= DATASET SECTION =
--*--
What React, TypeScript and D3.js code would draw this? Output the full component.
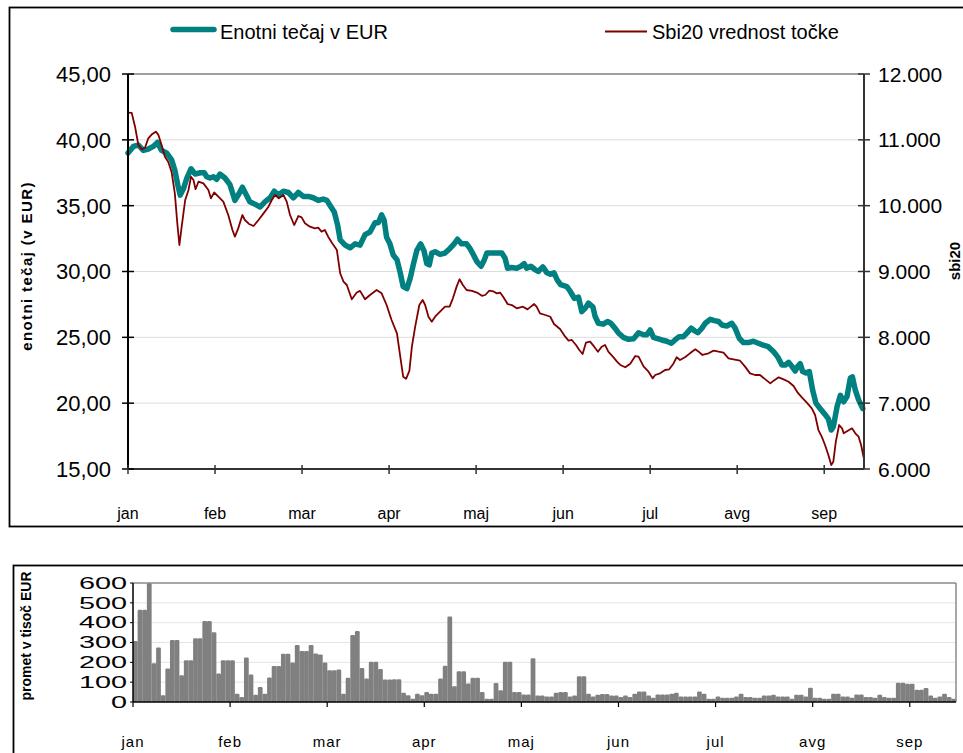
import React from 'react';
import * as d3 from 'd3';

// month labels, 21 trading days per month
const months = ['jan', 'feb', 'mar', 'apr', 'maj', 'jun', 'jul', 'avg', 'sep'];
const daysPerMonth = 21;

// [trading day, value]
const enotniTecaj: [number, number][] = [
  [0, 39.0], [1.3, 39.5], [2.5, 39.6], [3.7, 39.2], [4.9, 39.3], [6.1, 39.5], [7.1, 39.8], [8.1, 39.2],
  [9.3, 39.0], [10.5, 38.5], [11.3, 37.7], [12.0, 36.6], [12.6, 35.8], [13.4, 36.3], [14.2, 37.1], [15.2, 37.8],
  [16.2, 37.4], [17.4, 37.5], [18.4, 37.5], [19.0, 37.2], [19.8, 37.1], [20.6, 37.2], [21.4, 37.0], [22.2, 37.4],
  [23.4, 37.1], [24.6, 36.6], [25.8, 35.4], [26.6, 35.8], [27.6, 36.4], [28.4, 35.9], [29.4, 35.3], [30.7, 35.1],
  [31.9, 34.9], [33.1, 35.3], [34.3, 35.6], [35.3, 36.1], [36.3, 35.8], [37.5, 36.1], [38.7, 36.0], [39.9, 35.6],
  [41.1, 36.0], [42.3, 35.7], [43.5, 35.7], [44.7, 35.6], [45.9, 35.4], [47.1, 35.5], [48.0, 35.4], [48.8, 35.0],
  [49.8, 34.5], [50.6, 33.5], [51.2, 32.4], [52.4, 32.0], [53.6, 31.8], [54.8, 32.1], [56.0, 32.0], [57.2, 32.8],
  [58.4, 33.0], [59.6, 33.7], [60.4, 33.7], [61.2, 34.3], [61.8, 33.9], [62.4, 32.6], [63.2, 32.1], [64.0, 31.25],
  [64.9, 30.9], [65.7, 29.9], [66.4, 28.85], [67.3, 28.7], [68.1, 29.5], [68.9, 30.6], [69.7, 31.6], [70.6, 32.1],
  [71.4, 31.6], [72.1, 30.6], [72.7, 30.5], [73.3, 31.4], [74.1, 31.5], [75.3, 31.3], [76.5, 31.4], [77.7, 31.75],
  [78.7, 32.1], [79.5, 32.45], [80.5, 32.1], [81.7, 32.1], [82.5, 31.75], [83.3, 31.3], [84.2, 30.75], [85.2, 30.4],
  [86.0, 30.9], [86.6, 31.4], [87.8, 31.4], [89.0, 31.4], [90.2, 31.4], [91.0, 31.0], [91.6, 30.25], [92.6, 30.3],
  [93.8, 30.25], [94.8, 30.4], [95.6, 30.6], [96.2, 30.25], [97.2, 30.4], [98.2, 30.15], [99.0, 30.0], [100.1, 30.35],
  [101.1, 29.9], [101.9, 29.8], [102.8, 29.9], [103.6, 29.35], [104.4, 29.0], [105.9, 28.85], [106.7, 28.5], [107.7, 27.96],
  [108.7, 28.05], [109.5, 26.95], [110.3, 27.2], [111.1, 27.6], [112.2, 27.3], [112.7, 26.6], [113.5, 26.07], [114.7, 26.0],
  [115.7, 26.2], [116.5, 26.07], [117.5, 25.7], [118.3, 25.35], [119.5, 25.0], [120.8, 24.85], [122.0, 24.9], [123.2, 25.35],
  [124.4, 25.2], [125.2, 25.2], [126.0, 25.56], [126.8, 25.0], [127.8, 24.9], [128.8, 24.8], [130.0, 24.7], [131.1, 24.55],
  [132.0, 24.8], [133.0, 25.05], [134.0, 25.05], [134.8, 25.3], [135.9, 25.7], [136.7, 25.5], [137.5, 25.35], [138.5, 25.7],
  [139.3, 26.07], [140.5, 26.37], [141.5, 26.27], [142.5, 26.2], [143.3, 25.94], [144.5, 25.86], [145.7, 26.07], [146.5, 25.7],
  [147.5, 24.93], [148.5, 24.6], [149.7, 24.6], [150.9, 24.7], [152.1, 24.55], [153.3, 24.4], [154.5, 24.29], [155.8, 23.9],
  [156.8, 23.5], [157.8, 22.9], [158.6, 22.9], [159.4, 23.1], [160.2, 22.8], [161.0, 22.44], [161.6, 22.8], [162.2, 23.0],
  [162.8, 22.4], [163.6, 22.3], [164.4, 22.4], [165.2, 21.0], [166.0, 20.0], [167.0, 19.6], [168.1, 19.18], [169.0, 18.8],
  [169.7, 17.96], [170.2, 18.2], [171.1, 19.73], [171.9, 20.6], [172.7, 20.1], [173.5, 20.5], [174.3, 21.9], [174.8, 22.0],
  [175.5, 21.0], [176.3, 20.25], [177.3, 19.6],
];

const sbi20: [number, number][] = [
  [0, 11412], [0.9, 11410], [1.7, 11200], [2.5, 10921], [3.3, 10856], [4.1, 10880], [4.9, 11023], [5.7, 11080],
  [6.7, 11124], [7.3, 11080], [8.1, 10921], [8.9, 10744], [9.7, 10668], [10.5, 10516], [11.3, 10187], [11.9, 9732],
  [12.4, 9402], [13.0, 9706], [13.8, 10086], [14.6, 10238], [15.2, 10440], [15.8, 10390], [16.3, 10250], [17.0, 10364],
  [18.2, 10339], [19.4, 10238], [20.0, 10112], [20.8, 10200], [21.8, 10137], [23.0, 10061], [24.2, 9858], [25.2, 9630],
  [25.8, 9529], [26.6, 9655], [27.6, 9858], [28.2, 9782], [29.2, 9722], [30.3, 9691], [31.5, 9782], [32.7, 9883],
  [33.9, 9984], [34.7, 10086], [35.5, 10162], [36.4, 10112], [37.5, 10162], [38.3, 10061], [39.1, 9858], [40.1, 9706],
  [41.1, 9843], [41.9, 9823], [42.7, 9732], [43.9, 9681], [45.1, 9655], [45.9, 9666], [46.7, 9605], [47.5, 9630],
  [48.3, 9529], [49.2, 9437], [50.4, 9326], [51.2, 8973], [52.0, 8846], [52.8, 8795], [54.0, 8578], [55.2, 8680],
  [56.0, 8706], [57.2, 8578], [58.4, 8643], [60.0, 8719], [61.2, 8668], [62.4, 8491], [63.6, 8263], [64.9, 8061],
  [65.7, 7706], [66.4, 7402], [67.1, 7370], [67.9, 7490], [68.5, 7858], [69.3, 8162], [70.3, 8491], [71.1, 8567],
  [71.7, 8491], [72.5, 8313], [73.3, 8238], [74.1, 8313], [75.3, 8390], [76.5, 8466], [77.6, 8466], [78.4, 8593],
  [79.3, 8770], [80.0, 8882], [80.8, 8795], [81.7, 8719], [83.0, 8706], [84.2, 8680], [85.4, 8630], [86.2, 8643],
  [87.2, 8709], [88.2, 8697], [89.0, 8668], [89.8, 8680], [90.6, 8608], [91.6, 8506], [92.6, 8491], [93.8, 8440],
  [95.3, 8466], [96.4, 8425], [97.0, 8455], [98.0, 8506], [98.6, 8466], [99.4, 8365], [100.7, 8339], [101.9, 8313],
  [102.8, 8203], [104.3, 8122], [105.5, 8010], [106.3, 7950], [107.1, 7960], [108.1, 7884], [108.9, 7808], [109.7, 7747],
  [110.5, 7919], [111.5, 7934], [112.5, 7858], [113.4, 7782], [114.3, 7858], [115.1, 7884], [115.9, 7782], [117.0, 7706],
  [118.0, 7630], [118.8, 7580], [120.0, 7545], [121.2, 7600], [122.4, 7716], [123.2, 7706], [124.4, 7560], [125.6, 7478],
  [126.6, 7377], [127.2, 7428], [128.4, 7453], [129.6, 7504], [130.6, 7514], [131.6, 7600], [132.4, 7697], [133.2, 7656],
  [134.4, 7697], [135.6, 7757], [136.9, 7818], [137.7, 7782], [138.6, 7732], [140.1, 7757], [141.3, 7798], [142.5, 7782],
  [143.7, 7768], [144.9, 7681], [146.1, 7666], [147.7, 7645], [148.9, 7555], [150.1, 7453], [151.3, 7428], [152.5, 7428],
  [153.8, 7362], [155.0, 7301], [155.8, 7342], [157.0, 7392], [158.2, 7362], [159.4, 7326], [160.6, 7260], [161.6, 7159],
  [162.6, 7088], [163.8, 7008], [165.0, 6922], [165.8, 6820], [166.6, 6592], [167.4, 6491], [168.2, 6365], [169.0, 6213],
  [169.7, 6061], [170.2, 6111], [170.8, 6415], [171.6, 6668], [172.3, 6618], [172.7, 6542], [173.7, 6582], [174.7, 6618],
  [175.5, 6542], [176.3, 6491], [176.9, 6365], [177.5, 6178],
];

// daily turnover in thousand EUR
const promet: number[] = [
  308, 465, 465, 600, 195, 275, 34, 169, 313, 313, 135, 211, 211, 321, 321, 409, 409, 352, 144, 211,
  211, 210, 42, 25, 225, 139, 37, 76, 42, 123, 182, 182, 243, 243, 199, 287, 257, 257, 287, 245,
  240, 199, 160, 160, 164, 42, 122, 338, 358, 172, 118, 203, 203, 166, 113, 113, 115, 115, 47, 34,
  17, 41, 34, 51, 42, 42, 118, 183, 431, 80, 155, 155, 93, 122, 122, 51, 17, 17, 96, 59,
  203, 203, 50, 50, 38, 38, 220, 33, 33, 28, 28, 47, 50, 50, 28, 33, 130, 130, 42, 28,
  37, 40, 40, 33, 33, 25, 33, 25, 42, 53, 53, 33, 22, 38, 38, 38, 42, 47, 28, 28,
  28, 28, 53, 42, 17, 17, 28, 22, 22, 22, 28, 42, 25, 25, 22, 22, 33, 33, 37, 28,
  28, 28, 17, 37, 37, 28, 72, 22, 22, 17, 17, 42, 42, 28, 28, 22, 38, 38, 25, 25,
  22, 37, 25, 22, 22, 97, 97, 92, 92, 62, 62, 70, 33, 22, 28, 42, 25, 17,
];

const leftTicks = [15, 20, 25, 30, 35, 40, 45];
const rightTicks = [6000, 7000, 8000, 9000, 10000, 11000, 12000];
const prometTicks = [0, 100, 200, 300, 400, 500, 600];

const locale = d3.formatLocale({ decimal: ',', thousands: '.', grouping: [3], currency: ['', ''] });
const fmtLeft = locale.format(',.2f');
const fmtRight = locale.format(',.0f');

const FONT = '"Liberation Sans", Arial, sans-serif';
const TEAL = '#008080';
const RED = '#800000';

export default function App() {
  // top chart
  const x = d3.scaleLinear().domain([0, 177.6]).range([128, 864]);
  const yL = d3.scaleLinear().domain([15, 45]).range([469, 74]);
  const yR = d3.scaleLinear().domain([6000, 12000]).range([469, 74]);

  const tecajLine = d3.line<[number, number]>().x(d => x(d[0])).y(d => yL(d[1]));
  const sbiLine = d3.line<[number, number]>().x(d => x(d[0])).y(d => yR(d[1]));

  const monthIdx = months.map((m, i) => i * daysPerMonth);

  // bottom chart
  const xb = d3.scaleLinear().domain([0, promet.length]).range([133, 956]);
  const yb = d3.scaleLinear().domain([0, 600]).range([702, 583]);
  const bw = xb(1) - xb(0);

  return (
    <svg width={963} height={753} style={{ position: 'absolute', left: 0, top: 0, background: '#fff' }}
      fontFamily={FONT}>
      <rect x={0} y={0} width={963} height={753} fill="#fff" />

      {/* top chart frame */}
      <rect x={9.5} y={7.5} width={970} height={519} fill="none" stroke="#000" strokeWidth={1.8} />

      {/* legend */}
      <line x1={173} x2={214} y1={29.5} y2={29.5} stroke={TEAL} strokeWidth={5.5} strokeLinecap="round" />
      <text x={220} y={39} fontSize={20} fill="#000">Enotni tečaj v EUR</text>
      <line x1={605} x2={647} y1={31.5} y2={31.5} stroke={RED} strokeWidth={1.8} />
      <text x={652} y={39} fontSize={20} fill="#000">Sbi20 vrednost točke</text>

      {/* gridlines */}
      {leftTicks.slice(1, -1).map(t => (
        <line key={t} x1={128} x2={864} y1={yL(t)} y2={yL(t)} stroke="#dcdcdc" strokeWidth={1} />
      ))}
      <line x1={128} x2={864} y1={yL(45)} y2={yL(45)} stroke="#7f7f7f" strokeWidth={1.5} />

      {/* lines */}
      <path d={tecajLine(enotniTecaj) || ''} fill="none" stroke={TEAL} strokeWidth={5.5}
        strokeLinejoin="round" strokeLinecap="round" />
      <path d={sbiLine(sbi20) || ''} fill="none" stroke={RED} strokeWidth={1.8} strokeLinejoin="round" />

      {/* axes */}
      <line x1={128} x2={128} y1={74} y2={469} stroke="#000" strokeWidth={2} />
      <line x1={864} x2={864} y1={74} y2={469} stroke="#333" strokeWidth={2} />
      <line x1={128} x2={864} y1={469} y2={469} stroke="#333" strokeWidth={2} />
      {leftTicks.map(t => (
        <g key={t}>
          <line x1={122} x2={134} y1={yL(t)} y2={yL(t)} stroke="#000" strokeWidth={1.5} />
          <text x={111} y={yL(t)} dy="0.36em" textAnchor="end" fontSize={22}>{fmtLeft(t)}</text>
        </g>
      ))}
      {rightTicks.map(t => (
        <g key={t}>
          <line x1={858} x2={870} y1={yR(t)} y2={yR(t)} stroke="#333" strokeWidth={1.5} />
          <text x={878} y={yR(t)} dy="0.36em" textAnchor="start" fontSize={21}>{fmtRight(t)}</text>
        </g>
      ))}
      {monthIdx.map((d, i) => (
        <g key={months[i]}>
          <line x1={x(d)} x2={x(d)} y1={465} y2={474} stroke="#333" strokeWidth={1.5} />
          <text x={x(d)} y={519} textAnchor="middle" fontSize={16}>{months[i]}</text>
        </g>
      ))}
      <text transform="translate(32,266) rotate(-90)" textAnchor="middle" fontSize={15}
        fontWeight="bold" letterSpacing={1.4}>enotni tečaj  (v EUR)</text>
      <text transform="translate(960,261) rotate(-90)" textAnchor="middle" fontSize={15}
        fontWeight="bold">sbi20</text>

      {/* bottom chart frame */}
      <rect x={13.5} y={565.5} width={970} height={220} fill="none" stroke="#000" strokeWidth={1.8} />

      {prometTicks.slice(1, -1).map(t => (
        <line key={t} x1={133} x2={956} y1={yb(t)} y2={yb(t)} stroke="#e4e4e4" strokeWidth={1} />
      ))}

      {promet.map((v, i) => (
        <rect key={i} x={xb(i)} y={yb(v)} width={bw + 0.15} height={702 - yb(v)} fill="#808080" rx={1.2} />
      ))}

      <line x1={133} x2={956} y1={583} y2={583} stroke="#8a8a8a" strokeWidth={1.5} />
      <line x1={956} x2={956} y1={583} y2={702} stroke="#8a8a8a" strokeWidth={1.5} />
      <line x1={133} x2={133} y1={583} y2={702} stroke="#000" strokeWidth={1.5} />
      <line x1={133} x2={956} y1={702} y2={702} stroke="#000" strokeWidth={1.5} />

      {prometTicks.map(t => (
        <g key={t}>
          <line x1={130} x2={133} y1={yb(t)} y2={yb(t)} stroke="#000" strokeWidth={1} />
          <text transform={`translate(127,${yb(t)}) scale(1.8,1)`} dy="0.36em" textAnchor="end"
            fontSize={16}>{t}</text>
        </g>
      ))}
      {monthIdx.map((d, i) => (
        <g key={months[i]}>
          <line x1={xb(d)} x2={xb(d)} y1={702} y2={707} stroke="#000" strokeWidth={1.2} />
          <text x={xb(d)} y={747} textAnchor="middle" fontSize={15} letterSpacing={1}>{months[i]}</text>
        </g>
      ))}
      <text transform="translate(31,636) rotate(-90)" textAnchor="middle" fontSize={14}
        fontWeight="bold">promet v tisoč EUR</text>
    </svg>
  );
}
--*--
= TASK BRIEF =
Give again, word for word, every line from the top of the data through the line with "const daysPerMonth = 21;", both ends included, and exclude the pictures.

= FULL RESPONSE =
What React, TypeScript and D3.js code would draw this? Output the full component.
import React from 'react';
import * as d3 from 'd3';

// month labels, 21 trading days per month
const months = ['jan', 'feb', 'mar', 'apr', 'maj', 'jun', 'jul', 'avg', 'sep'];
const daysPerMonth = 21;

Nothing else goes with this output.